Some institutions maintain the pretense of being Christian but fail to engage their students in examining their core faith commitments. Nor do they reach out in service in ways that explicitly reflect their founding values. Comparatively, these colleges and universities that are “Low” on reflection and “Low” on action might be referred to as “Minimalist.”

These are the higher education institutions that Burtchaell suggests have disengaged from their denominational, cultural, and spiritual roots. Their faith claims are historical artifacts rather than guiding principles for decisions and action. Their acts of service are indistinguishable from those carried out by nonreligious institutions. Though reflecting a faith-based culture and label, they are neither explicitly reflective of their founding values nor purposively Christian in how they reach out in service to society.

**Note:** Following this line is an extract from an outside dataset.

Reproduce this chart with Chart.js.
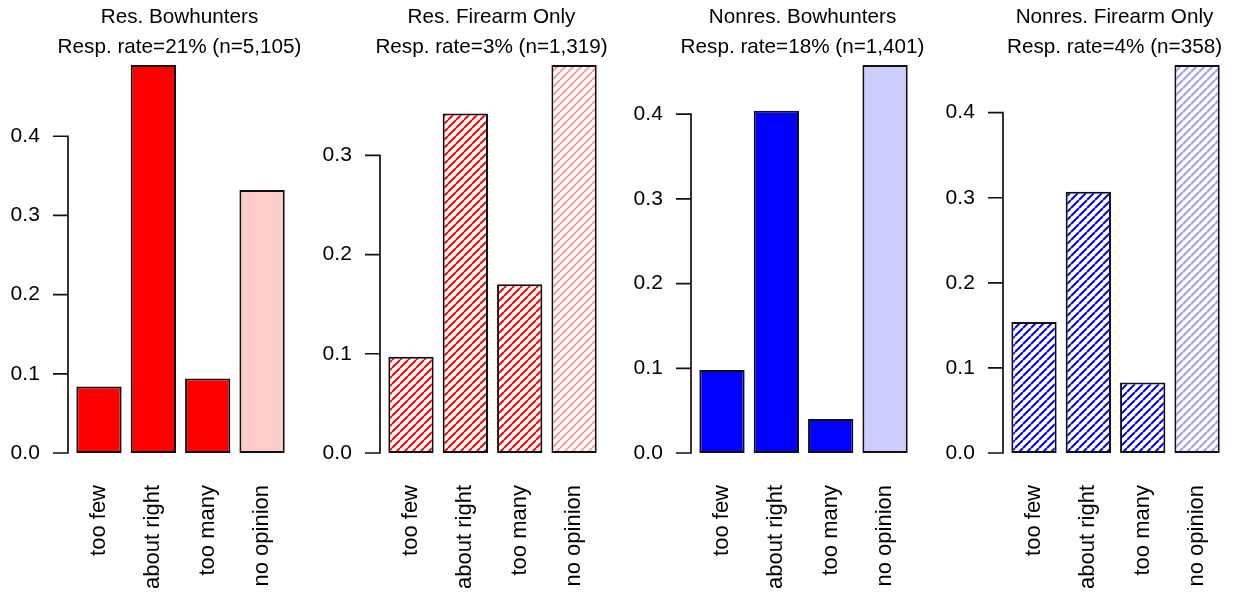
<!DOCTYPE html>
<html>
<head>
<meta charset="utf-8">
<script src="https://cdn.jsdelivr.net/npm/chart.js@4.4.1/dist/chart.umd.min.js"></script>
<style>
  html, body { margin: 0; padding: 0; background: #fff; overflow: hidden; width: 1233px; height: 595px; }
  #wrap { position: relative; width: 1233px; height: 595px; overflow: hidden; }
  #wrap canvas { position: absolute; top: 0; }
</style>
</head>
<body>
<div id="wrap"></div>
<script>
// Answer categories shared by all four panels
const categories = ['too few', 'about right', 'too many', 'no opinion'];

// Share of respondents per answer
const resBowhunters     = [0.084, 0.490, 0.094, 0.332];
const resFirearmOnly    = [0.097, 0.342, 0.170, 0.391];
const nonresBowhunters  = [0.098, 0.404, 0.040, 0.458];
const nonresFirearmOnly = [0.154, 0.307, 0.083, 0.456];

// Panel headings
const titleResBow     = ['Res. Bowhunters', 'Resp. rate=21% (n=5,105)'];
const titleResFire    = ['Res. Firearm Only', 'Resp. rate=3% (n=1,319)'];
const titleNonresBow  = ['Nonres. Bowhunters', 'Resp. rate=18% (n=1,401)'];
const titleNonresFire = ['Nonres. Firearm Only', 'Resp. rate=4% (n=358)'];

// Y axis tick values
const yTicksResBow     = [0, 0.1, 0.2, 0.3, 0.4];
const yTicksResFire    = [0, 0.1, 0.2, 0.3];
const yTicksNonresBow  = [0, 0.1, 0.2, 0.3, 0.4];
const yTicksNonresFire = [0, 0.1, 0.2, 0.3, 0.4];

// ---- layout & style ----
const FONT = '"Liberation Sans", Arial, Helvetica, sans-serif';
const PANEL_STEP = 311.7;
const CANVAS_W = 318;
const CANVAS_H = 595;
const AXIS_X = 68;          // y axis line position inside each canvas
const UNIT = 45.3;          // bar width
const INNER_W = 4.8 * UNIT; // four bars with 0.2 spacing
const INSET = 0.084 * UNIT; // gap between axis and first spacing
const AREA_TOP = 65;
const AREA_BOTTOM = 453;
const TITLE_Y = [17, 47];

function hatch(color) {
  const s = 8;
  const c = document.createElement('canvas');
  c.width = s; c.height = s;
  const g = c.getContext('2d');
  g.fillStyle = '#ffffff';
  g.fillRect(0, 0, s, s);
  g.strokeStyle = color;
  g.lineWidth = 2;
  g.beginPath();
  for (const k of [-s, 0, s]) {
    g.moveTo(k, s);
    g.lineTo(k + s, 0);
  }
  g.stroke();
  return g.createPattern(c, 'repeat');
}

const RED = '#ff0000', PINK = '#ffcccc', BLUE = '#0000ff', LAVENDER = '#ccccff';

const panels = [
  { title: titleResBow,     values: resBowhunters,     ticks: yTicksResBow,
    fill: [RED, RED, RED, PINK] },
  { title: titleResFire,    values: resFirearmOnly,    ticks: yTicksResFire,
    fill: [hatch(RED), hatch(RED), hatch(RED), hatch('#ff9c9c')] },
  { title: titleNonresBow,  values: nonresBowhunters,  ticks: yTicksNonresBow,
    fill: [BLUE, BLUE, BLUE, LAVENDER] },
  { title: titleNonresFire, values: nonresFirearmOnly, ticks: yTicksNonresFire,
    fill: [hatch(BLUE), hatch(BLUE), hatch(BLUE), hatch('#9c9cff')] }
];

// R-style y axis: line spans first to last tick, ticks point outward
const rAxis = {
  id: 'rAxis',
  afterDraw(chart) {
    const ys = chart.scales.y;
    const tv = chart.options.plugins.rAxis.ticks;
    const area = chart.chartArea;
    const pitch = area.width / categories.length;
    const ax = area.left - pitch * 0.07;
    const ctx = chart.ctx;
    ctx.save();
    ctx.strokeStyle = '#111';
    ctx.lineWidth = 1.7;
    ctx.lineCap = 'butt';
    ctx.beginPath();
    ctx.moveTo(ax, ys.getPixelForValue(tv[0]));
    ctx.lineTo(ax, ys.getPixelForValue(tv[tv.length - 1]));
    for (const v of tv) {
      const py = ys.getPixelForValue(v);
      ctx.moveTo(ax + 0.85, py);
      ctx.lineTo(ax - 15, py);
    }
    ctx.stroke();
    ctx.restore();
  }
};

// Two-line heading centred over the plot region
const panelTitle = {
  id: 'panelTitle',
  afterDraw(chart) {
    const lines = chart.options.plugins.panelTitle.text;
    const area = chart.chartArea;
    const ctx = chart.ctx;
    ctx.save();
    ctx.fillStyle = '#000';
    ctx.font = '20.7px ' + FONT;
    ctx.textAlign = 'center';
    ctx.textBaseline = 'middle';
    lines.forEach((t, k) => ctx.fillText(t, (area.left + area.right) / 2 - 1, TITLE_Y[k]));
    ctx.restore();
  }
};

const wrap = document.getElementById('wrap');

panels.forEach((p, i) => {
  const cv = document.createElement('canvas');
  cv.width = CANVAS_W; cv.height = CANVAS_H;
  cv.style.left = (i * PANEL_STEP) + 'px';
  cv.style.width = CANVAS_W + 'px';
  cv.style.height = CANVAS_H + 'px';
  wrap.appendChild(cv);

  new Chart(cv, {
    type: 'bar',
    data: {
      labels: categories,
      datasets: [{
        data: p.values,
        backgroundColor: p.fill,
        borderColor: '#111',
        borderWidth: 2,
        borderSkipped: false,
        categoryPercentage: 1,
        barPercentage: 1 / 1.2
      }]
    },
    options: {
      responsive: false,
      animation: false,
      devicePixelRatio: 1,
      layout: { padding: { left: 0, top: AREA_TOP, bottom: 0, right: CANVAS_W - (AXIS_X + INSET) - INNER_W } },
      plugins: {
        legend: { display: false },
        tooltip: { enabled: false },
        title: { display: false },
        panelTitle: { text: p.title },
        rAxis: { ticks: p.ticks }
      },
      scales: {
        x: {
          grid: { display: false, drawTicks: true, tickLength: 32 },
          border: { display: false },
          ticks: {
            autoSkip: false,
            minRotation: 90,
            maxRotation: 90,
            padding: 0,
            color: '#000',
            font: { family: FONT, size: 22 }
          },
          afterFit(s) { s.height = CANVAS_H - AREA_BOTTOM; }
        },
        y: {
          min: 0,
          max: Math.max(...p.values),
          grid: { display: false, drawTicks: false },
          border: { display: false },
          afterBuildTicks(s) { s.ticks = p.ticks.map(v => ({ value: v })); },
          ticks: {
            padding: 32,
            color: '#000',
            font: { family: FONT, size: 21 },
            callback: v => Number(v).toFixed(1)
          },
          afterFit(s) { s.width = AXIS_X + INSET; }
        }
      }
    },
    plugins: [rAxis, panelTitle]
  });
});
</script>
</body>
</html>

In the final chapter of The Dying of the Light, Burtchaell summarizes the “story within the story” of disengagement, suggesting a number of contributing factors: access to independent funding apart from the denomination, the marginalization of theological discourse, and presidents who felt that their institutions were confined or trivialized by denominational oversight. The faculty, Burtchaell suggests, also became disassociated from their responsibility for moral discipline and lost interest in their colleges’ denominational connections, focusing instead on their own personal scholarship. Some institutions consciously chose to expand the intellectual diversity of their campuses in response to a driving, pluralistic vision. Disclaiming any distinctive Christian vision, Burtchaell suggests, the resulting alienation

. . . has produced colleges and universities that, in their otherwise successful pursuit of intellectual sophistication and competence, have accepted one great change. It is a change they might not, on reflection, have intended. As we have seen, however, reflection was lacking and was nervously replaced with rhetoric. 21

CLOISTER

Other institutions have focused primarily on reflection. Plato located his Academy and Aristotle his Lyceum on the outskirts of Athens; close enough to reach the town easily but far enough removed to foster contemplation. The Medieval universities were places to which one retreated in order to study, think, and learn. They were Cloisters—long on reflection (“High” in this heuristic) but not specifically involved in promoting service or outreach (“Low” on this heuristic) to the society of its day. Some Christian colleges and universities have fostered a “Cloister” mindset, focusing their energies on preparing students for the future through biblical and theological reflection. They have focused their attention primarily on promoting right belief, celebrating core values, and maintaining their religious and cultural identities—disconnected from the broader, socio-cultural context. They help students examine their core values, reshape their worldviews, and celebrate the institutions’ (or the founding denominations’) cultural foundations. However, they give little attention to engaging their faculty or students in programs of outreach or service. They’re preparing students intellectually, culturally, and spiritually for the “real world” which they will encounter after graduation.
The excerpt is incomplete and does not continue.